I was quite happy plodding along in private practice in New Jersey in my beautiful Tiffany blue office. My workload included giving relaxing Swedish massages to the stressed out, deep tissue to the injured, pre-natal to the expecting, and hot stone and aromatherapy to the pampered. Quite content with my repertoire, I wasn’t looking to add another modality; oncology massage wasn’t even on my radar. Until I received a phone call from Mike, one of my long-time clients.
Distraught, Mike gave me the news that his wife, Janine, had been diagnosed with breast cancer. He wanted to book her a spa day to take her mind off her scheduled mastectomy. I knew very little about massaging people with cancer, so I hesitated, asking him to give me some time to research to see if it was safe. He agreed.

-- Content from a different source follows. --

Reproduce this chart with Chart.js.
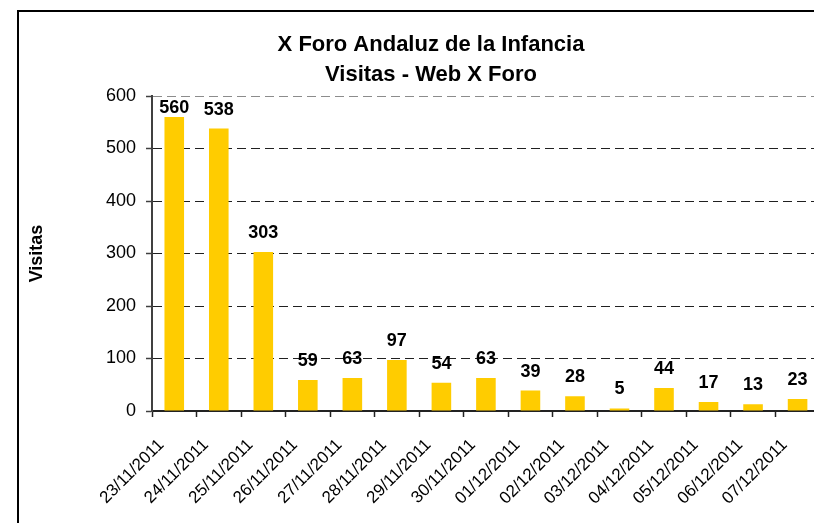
<!DOCTYPE html>
<html>
<head>
<meta charset="utf-8">
<script src="https://cdn.jsdelivr.net/npm/chart.js@4/dist/chart.umd.min.js"></script>
<style>
html,body{margin:0;padding:0;background:#fff;overflow:hidden}
#wrap{position:relative;width:814px;height:523px;overflow:hidden}
</style>
</head>
<body>
<div id="wrap"><canvas id="c" width="830" height="523"></canvas></div>
<script>
const chartTitle = ['X Foro Andaluz de la Infancia', 'Visitas - Web X Foro'];
const yAxisTitle = 'Visitas';
const fechas = ['23/11/2011','24/11/2011','25/11/2011','26/11/2011','27/11/2011','28/11/2011','29/11/2011','30/11/2011','01/12/2011','02/12/2011','03/12/2011','04/12/2011','05/12/2011','06/12/2011','07/12/2011'];
const visitas = [560, 538, 303, 59, 63, 97, 54, 63, 39, 28, 5, 44, 17, 13, 23];
const yMin = 0, yMax = 600, yStep = 100;

const FONT = "'Liberation Sans', Arial, Helvetica, sans-serif";

const framePlugin = {
  id: 'frame',
  beforeDraw(chart) {
    const ctx = chart.ctx;
    ctx.save();
    ctx.strokeStyle = '#000';
    ctx.lineWidth = 2;
    ctx.strokeRect(18, 11, 1000, 1000);
    ctx.restore();
  }
};

const titleShift = {
  id: 'titleShift',
  afterLayout(chart) {
    const t = chart.titleBlock;
    if (t) { t.left = 0; t.right = 862; }
  }
};

const valueLabels = {
  id: 'valueLabels',
  afterDatasetsDraw(chart) {
    const ctx = chart.ctx;
    const meta = chart.getDatasetMeta(0);
    const data = chart.data.datasets[0].data;
    ctx.save();
    ctx.font = 'bold 18px ' + FONT;
    ctx.fillStyle = '#000';
    ctx.textAlign = 'center';
    ctx.textBaseline = 'alphabetic';
    meta.data.forEach((bar, i) => {
      const y = Math.max(bar.y - 14, chart.chartArea.top + 17);
      ctx.fillText(String(data[i]), bar.x, y);
    });
    ctx.restore();
  }
};

new Chart(document.getElementById('c'), {
  type: 'bar',
  data: {
    labels: fechas,
    datasets: [{
      data: visitas,
      backgroundColor: '#FFCC00',
      borderWidth: 0,
      barPercentage: 0.44,
      categoryPercentage: 1
    }]
  },
  options: {
    responsive: false,
    animation: false,
    layout: { padding: 0 },
    plugins: {
      legend: { display: false },
      tooltip: { enabled: false },
      title: {
        display: true,
        text: chartTitle,
        color: '#000',
        font: { family: FONT, size: 22, weight: 'bold', lineHeight: 30 / 22 },
        padding: { top: 30, bottom: 6 }
      }
    },
    scales: {
      x: {
        afterFit: (s) => { s.height = 112; },
        grid: {
          display: true,
          drawOnChartArea: false,
          drawTicks: true,
          tickLength: 6,
          tickColor: '#222',
          tickWidth: 1.5
        },
        border: { display: true, color: '#222', width: 2 },
        ticks: {
          color: '#000',
          font: { family: FONT, size: 17 },
          minRotation: 45,
          maxRotation: 45,
          autoSkip: false,
          padding: 18,
          labelOffset: -13
        }
      },
      y: {
        min: yMin,
        max: yMax,
        afterFit: (s) => { s.width = 152; },
        ticks: {
          stepSize: yStep,
          color: '#000',
          font: { family: FONT, size: 18 },
          padding: 10
        },
        grid: {
          color: (c) => (c.tick && c.tick.value === yMin) ? 'rgba(0,0,0,0)' : (c.tick && c.tick.value === yMax ? '#8c8c8c' : '#202020'),
          lineWidth: 1,
          drawTicks: true,
          tickLength: 6,
          tickColor: '#404040',
          tickWidth: 1.5,
          tickBorderDash: []
        },
        border: { display: true, color: '#404040', width: 2, dash: [9, 5] },
        title: {
          display: true,
          text: yAxisTitle,
          color: '#000',
          font: { family: FONT, size: 18, weight: 'bold' },
          padding: { top: 26, bottom: 0 }
        }
      }
    }
  },
  plugins: [framePlugin, titleShift, valueLabels]
});
</script>
</body>
</html>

After learning all I could on the internet, I searched for a class on oncology massage certification, but as the holiday season was drawing near, the only one I could find happened to be in Alaska. Not willing to let a few thousand miles and sub-zero temperatures deter my quest for education, I signed up for a class and purchased my flight. I became fascinated by this field of study so, after Alaska, still hungry for more information, I ventured up to Boston to take another class.
Now, suitably armed with new material, I felt more confident to help Mike and Janine. More clients came and I knew I had made the right choice in becoming an oncology massage therapist; it gave me a deeper sense of purpose and reignited my passion for my work. How could massage be more meaningful than this?